Art Fowler, 4/10/08
My 1978 Islander 36 with a Perkins 4-108 is currently hauled out and I thought I might repack the stuffing box, in lieu of purchasing and installing the drip less shaft sealing system sold by PYI for $250 and then incurring the indeterminate yard fee for their contribution to the installation.
My understanding is that of the various thicknesses available I should use 5/16 inch packing material. I understand that once the old material is removed, (a task I believe I can accomplish fairly easily by using a sharp probe with a 90 degree bend at the tip) the new material is placed around the shaft in three bands with the seams alternately placed at the 12, 4, and 8 o'clock positions.
My question is which material to install? There is the traditional flax packing which I believe the yard installed 3 or 4 years ago. My objection is that it is a real pain getting the adjustment of the packing nut just right so it leaks about one drop every 30 seconds underway and none at rest. In fact I'm not sure we ever got there during that time frame.
Prior to the flax packing installation, I believe, but I'm not sure (thus the reason for this inquiry) that there was a combination of teflon and flax (one teflon ring in the center and one flax ring at both ends). Could I be mistaken? Is that a Don't Do (mix materials)? Whatever was in there sure worked nicely and hardly dripped any water at all, while the stuffing box did not seem to heat up. (Not that anything in contact with sea water could ever get hot operating in the frigid waters of San Francisco Bay)
So I'm interested in what material, should it be all the same or is a mix OK, what thickness, the durability and any problems you might have experienced in relation to the stuffing box on your boat.
Kit Wiegman, 4/10/08
I would stick with the old stuffing box and put in the new Graphite packing. It has no friction and therefore does not need any water to cool it. It comes in a package with enough to do all three bands and then some, so I would not use anything but it. I have it in my boat and I put it in another with no leaking in either. It also last longer.
Art Fowler, 4/10/08
I got the following response from Brian Jacobs and it follows in part:
"I used, in both my sailboat and the Trawler we are on now, the "Dripless Packing" that West Marine sells. It has worked flawlessly for us. It is this green stuff, sorta like clay, with some gooey blue lubricant you put it in . Basically, you use 2 instead of 3 rings of packing, and sandwich the green stuff between the 2 rings. I have been using the all teflon packing for the rings, but I hear there is an even better one now, and you don't need the green stuff.. GFO is what it is called, some sort of gortex. I hear nothing but praise for this material."

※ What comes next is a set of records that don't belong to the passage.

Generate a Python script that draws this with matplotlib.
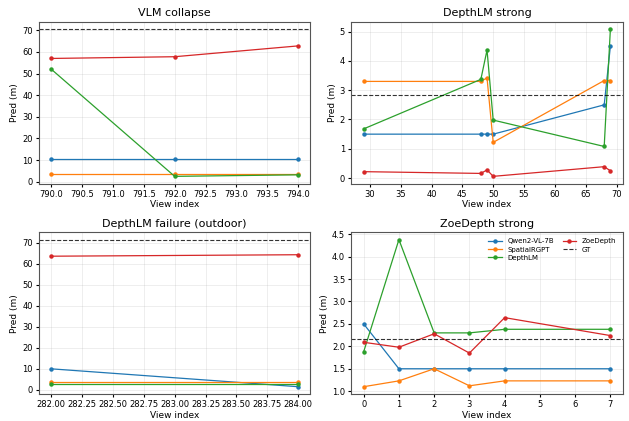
import numpy as np
import matplotlib.pyplot as plt

models = ["Qwen2-VL-7B", "SpatialRGPT", "DepthLM", "ZoeDepth"]
colors = ["tab:blue", "tab:orange", "tab:green", "tab:red"]

# VLM collapse
x1 = [790, 792, 794]
y1 = {
    "Qwen2-VL-7B": [10.5, 10.5, 10.5],
    "SpatialRGPT": [3.8, 3.8, 3.8],
    "DepthLM": [52.0, 2.5, 3.2],
    "ZoeDepth": [57.0, 57.8, 62.8],
}
gt1 = 70.5

# DepthLM strong
x2 = [29, 48, 49, 50, 68, 69]
y2 = {
    "Qwen2-VL-7B": [1.5, 1.5, 1.5, 1.5, 2.5, 4.5],
    "SpatialRGPT": [3.3, 3.3, 3.42, 1.22, 3.33, 3.33],
    "DepthLM": [1.68, 3.37, 4.37, 1.98, 1.08, 5.08],
    "ZoeDepth": [0.22, 0.16, 0.28, 0.06, 0.39, 0.25],
}
gt2 = 2.82

# DepthLM failure (outdoor)
x3 = [282, 284]
y3 = {
    "Qwen2-VL-7B": [10.0, 1.5],
    "SpatialRGPT": [3.5, 3.5],
    "DepthLM": [2.8, 2.8],
    "ZoeDepth": [63.6, 64.3],
}
gt3 = 71.5

# ZoeDepth strong
x4 = [0, 1, 2, 3, 4, 7]
y4 = {
    "Qwen2-VL-7B": [2.5, 1.5, 1.5, 1.5, 1.5, 1.5],
    "SpatialRGPT": [1.1, 1.23, 1.5, 1.12, 1.23, 1.23],
    "DepthLM": [1.88, 4.38, 2.3, 2.3, 2.38, 2.38],
    "ZoeDepth": [2.09, 1.98, 2.28, 1.85, 2.64, 2.24],
}
gt4 = 2.17

panels = [
    ("VLM collapse", x1, y1, gt1),
    ("DepthLM strong", x2, y2, gt2),
    ("DepthLM failure (outdoor)", x3, y3, gt3),
    ("ZoeDepth strong", x4, y4, gt4),
]

fig, axes = plt.subplots(2, 2, figsize=(6.29, 4.21), dpi=100)
fig.subplots_adjust(left=0.062, right=0.99, top=0.948, bottom=0.064,
                    wspace=0.151, hspace=0.30)

for ax, (title, x, ys, gt) in zip(axes.flat, panels):
    for m, c in zip(models, colors):
        ax.plot(x, ys[m], marker="o", ms=2.2, lw=0.9, color=c, label=m)
    ax.axhline(gt, color="k", ls="--", lw=0.8, alpha=0.8, label="GT")
    ax.set_title(title, fontsize=8, pad=4)
    ax.set_xlabel("View index", fontsize=6.5, labelpad=1)
    ax.set_ylabel("Pred (m)", fontsize=6.5, labelpad=2)
    ax.tick_params(labelsize=6, length=2.5, pad=2)
    ax.grid(True, alpha=0.3, lw=0.5)
    for s in ax.spines.values():
        s.set_color("#555555")

axes[1, 1].legend(fontsize=5, ncol=2, frameon=False, loc="upper right",
                  handlelength=2, columnspacing=1.2, labelspacing=0.3)

fig.savefig("out.png")
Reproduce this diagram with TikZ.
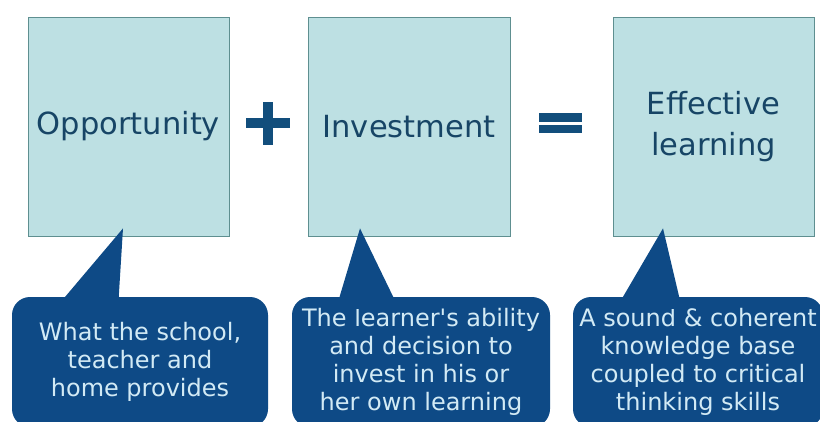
\documentclass[tikz,border=0pt]{standalone}
\usepackage{fontspec}
\setmainfont{DejaVu Sans}[Ligatures=TeXOff]
\usetikzlibrary{calc}
\definecolor{boxfill}{HTML}{BDE0E3}
\definecolor{boxline}{HTML}{5E8F90}
\definecolor{boxtext}{HTML}{174566}
\definecolor{callfill}{HTML}{0E4A86}
\definecolor{calltext}{HTML}{D2EAF5}
\definecolor{symcol}{HTML}{124E7C}
\tikzset{
  bigbox/.style={draw=boxline, line width=0.8pt, fill=boxfill, minimum width=201pt, minimum height=219pt, inner sep=0pt, text=boxtext, font=\fontsize{30.5}{41}\selectfont, align=center},
  callout/.style={fill=callfill, rounded corners=18pt, inner sep=0pt, text=calltext, font=\fontsize{24}{28}\selectfont, align=center, minimum height=130pt},
  pointer/.style={fill=callfill}
}
\begin{document}
\begin{tikzpicture}[x=1pt,y=-1pt]
\useasboundingbox (0,0) rectangle (820,421);
\fill[white] (0,0) rectangle (820,421);
% boxes
\node[bigbox] (b1) at (128.5,126.5) {Opportunity};
\node[bigbox, minimum width=202pt] (b2) at (409,126.5) {Investment};
\node[bigbox] (b3) at (713.5,126.5) {Effective\\learning};
% plus and equals
\fill[symcol] (246,118) rectangle (290,128);
\fill[symcol] (263,102) rectangle (273,145);
\fill[symcol] (539,113) rectangle (582,122);
\fill[symcol] (539,125) rectangle (582,133);
% callouts
\node[callout, minimum width=256pt] (c1) at (140,362) {What the school,\\teacher and\\home provides};
\node[callout, minimum width=258pt] (c2) at (421,362) {The learner's ability\\and decision to\\invest in his or\\her own learning};
\node[callout, minimum width=250pt] (c3) at (698,362) {A sound \& coherent\\knowledge base\\coupled to critical\\thinking skills};
% pointers
\fill[pointer] ($(b1.south)+(-5.5,-8)$) -- ($(c1.north)+(-22,12)$) -- ($(c1.north)+(-85,12)$) -- cycle;
\fill[pointer] ($(b2.south)+(-49,-8)$) -- ($(c2.north)+(-22,12)$) -- ($(c2.north)+(-85,12)$) -- cycle;
\fill[pointer] ($(b3.south)+(-50.5,-8)$) -- ($(c3.north)+(-16,12)$) -- ($(c3.north)+(-82,12)$) -- cycle;
\end{tikzpicture}
\end{document}
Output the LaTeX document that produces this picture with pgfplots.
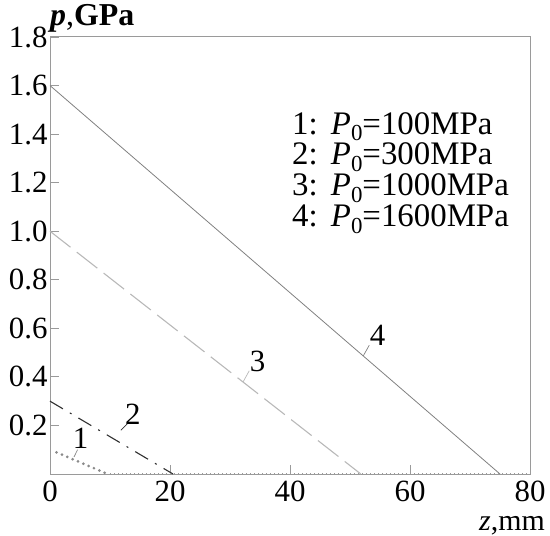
\documentclass[border=0pt]{standalone}
\usepackage{pgfplots}
\pgfplotsset{compat=1.18}
\usepackage{fontspec}
\setmainfont{Liberation Serif}
\definecolor{axgray}{HTML}{9A9A9A}
\definecolor{l4}{HTML}{808080}
\definecolor{l3}{HTML}{B8B8B8}
\definecolor{l2}{HTML}{303030}
\definecolor{l1}{HTML}{8A8A8A}
\newcommand{\Pz}{\textit{P}\raisebox{-0.45ex}{\fontsize{23}{23}\selectfont 0}}
\begin{document}
\begin{tikzpicture}[font=\fontsize{31}{34}\selectfont]
\begin{axis}[
  name=ax,
  scale only axis,
  width=480bp, height=437bp,
  xmin=0, xmax=80, ymin=0, ymax=1.8,
  xtick={0,20,40,60,80},
  ytick={0.2,0.4,0.6,0.8,1.0,1.2,1.4,1.6,1.8},
  yticklabels={0.2,0.4,0.6,0.8,1.0,1.2,1.4,1.6,1.8},
  xticklabels={0,20,40,60,80},
  xtick pos=bottom, ytick pos=left,
  tick align=inside,
  major tick length=9bp,
  axis line style={axgray, line width=1pt},
  every tick/.style={axgray, line width=0.9pt},
  /pgf/number format/assume math mode=true,
  yticklabel style={xshift=1bp},
  xticklabel style={yshift=-6bp, inner sep=1pt},
  clip=false,
]
% series 4
\addplot[l4, line width=0.8pt] coordinates {(0,1.6) (75,0)};
% series 3
\addplot[l3, line width=1.1pt, dash pattern=on 26bp off 8bp] coordinates {(0,1.0) (51.8,0)};
% series 2
\addplot[l2, line width=1.1pt, dash pattern=on 15bp off 8bp on 2bp off 8bp] coordinates {(0,0.3) (20.5,0)};
% series 1
\addplot[l1, line width=3pt, line cap=round, dash pattern=on 0bp off 5.8bp] coordinates {(1.1,0.089) (9.6,0)};
% continuation along zero
\addplot[axgray, line width=2.2pt, dash pattern=on 0.7bp off 3.3bp] coordinates {(10,0) (80,0)};
% leaders and labels
\draw[l4, line width=0.7pt] (axis cs:52.2,0.486) -- (axis cs:53.2,0.53);
\node at (axis cs:54.6,0.57) {4};
\draw[l3, line width=0.7pt] (axis cs:32.2,0.38) -- (axis cs:33.2,0.425);
\node at (axis cs:34.6,0.465) {3};
\draw[l2, line width=0.7pt] (axis cs:11.8,0.18) -- (axis cs:13.2,0.215);
\node at (axis cs:13.8,0.245) {2};
\draw[l1, line width=0.7pt] (axis cs:4.0,0.07) -- (axis cs:4.6,0.1);
\node at (axis cs:5.1,0.148) {1};
\end{axis}
% legend
\node[anchor=north west, inner sep=0pt, align=left, font=\fontsize{33}{29.7}\selectfont] at ([xshift=242bp,yshift=-75bp]ax.north west)
  {\begin{tabular}{@{}l@{\hspace{0.4em}}l@{}}
   1: & \Pz=100MPa\\
   2: & \Pz=300MPa\\
   3: & \Pz=1000MPa\\
   4: & \Pz=1600MPa
   \end{tabular}};
\node[anchor=west, inner sep=0pt, font=\fontsize{32}{34}\selectfont] at ([xshift=0bp,yshift=19bp]ax.north west) {\textbf{\textit{p}},\textbf{GPa}};
\node[anchor=east, inner sep=0pt, font=\fontsize{30}{32}\selectfont] at ([xshift=15bp,yshift=-52bp]ax.south east) {\textit{z},mm};
\pgfresetboundingbox
\path[use as bounding box] ([xshift=-50bp,yshift=-62bp]ax.south west) rectangle ([xshift=20bp,yshift=37bp]ax.north east);
\end{tikzpicture}
\end{document}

Smokey gave me a pretty thorough brief on how and what to do with that stuffing box, but I was so completely lost when he started talking about the new technology, that I thought it would be interesting to learn as much as I could about what is being used throughout the fleet. So far I've had a couple endorsements for the drip less shaft sealing system, even from Skipper who had one give him a problem 15 years ago, but been ok since. But I would say that this new Graphite material you describe sounds like the simplest, least expensive for a "drip less" claim, and probably the safest.
Is this GFO the graphite packing you wrote about? Perhaps I can stop at Svend's and they'll know about this stuff. It sounds to me that it is different than the "blue goo.". Do you use three wraps of the packing. Brian speaks of two with "goop" in between. I had never heard of any of that stuff. Man who would have thought: "green stuff, sorta like clay, and gooey blue lubricant" and to think that would be the only stuff between my boat and the bottom of the bay.
Tim Shea, 4/10/08
FYI Lean Times has had a dripless system in place since 1999 when I replaced the old stuffing contraption. It has performed flawlessly. The install was no big deal. I just pulled the shaft back, cleaned it up and installed the dripless collar and bellows.
I always perform a visual check on the dripless whenever I fire up the fuel injected, supercharged, blown, ported and polished 650 hp Pathfinder Diesel and to this date have not discovered any problems with the system.
Like many guys as the age, I prefer to be dripless. I like the dripless much better than a stuffing box ( I prefer Squeeze boxes myself ) and given the fact that mysterious water always seems to be in the bilge, it's nice to know that at least the dripless is not a contributing factor.
Go modern, go topless.. er Dripless.